Si les précédents films de Sogo Ishii ont, pour la plupart, fait une belle carrière dans les festivals internationaux, Le Labyrinthe des rêves (1997) est le premier à bénéficier d’une sortie en salles en France. Un retard à rattraper et un auteur nippon de plus à découvrir, car Ishii, qui compte une dizaine de films à son actif, est un cinéaste prolifique qui construit depuis 1976 une œuvre diversifiée (de son premier long métrage en super-8 intitulé Panic in high school sur la rébellion d’un lycée, en passant par le film de motard Crazy thunder road tourné en 16 mm, jusqu’aux années 90, période plus introspective).
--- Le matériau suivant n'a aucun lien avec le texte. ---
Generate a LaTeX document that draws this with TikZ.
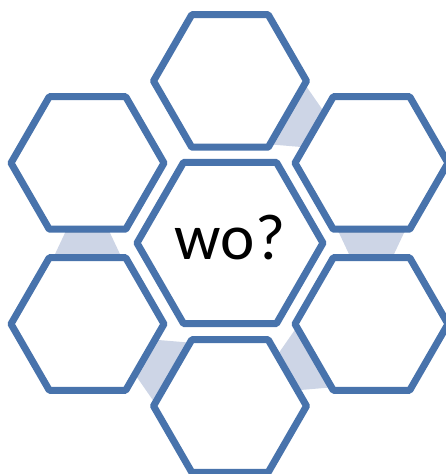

D’apparence plus sage, Le Labyrinthe des rêves réunit pourtant quelques-uns des éléments qui ont formé la filmographie de Ishii : l’ambiance de polar fantastique, l’attrait pour la subversion et l’expérimentation formelle. Son histoire comporte notamment une charge contestataire aussi forte que celle véhiculée par ses premiers films ouvertement rebelles. Dans le Japon des années 30, une receveuse d’autobus s’amourache d’un conducteur qu’elle soupçonne être un tueur en série. Au-delà de la base fictionnelle sur laquelle s’appuie Ishii, le film n’est ni plus ni moins que le récit désespérant d’une jeune Japonaise qui plonge délibérément vers la mort pour sublimer sa vie et sortir d’un pesant ennui. Par le traitement de ses personnages, flottant sans cesse entre l’incarnation et le spectral (voir l’étonnant charisme de Tadanobu Asano qu’on a déjà pu apprécier dans le premier film de Christopher Doyle, Away with words), et la construction d’une atmosphère irréelle hantée par des signes psychanalytiques, le cinéaste idéalise un fait divers pour le sortir du concret, comme s’il n’y avait de beauté que dans les espaces fantasmatiques de nos consciences. Plutôt mourir superbement que vivre médiocrement semble nous murmurer Ishii, en filigrane de son film. On comprend la position marginale du cinéaste dans son pays… Ce désir d’échapper au réel se traduit formellement par une déconstruction narrative systématique, mêlant réminiscences du passé et images du présent, projections mentales et actions quotidiennes. Il faut alors se laisser porter par la poésie des plans, parfois dépouillés, parfois ornés de surimpressions, sans chercher à suivre de façon linéaire un récit conçu pour nous permettre d’accéder aux méandres du Labyrinthe des rêves des protagonistes.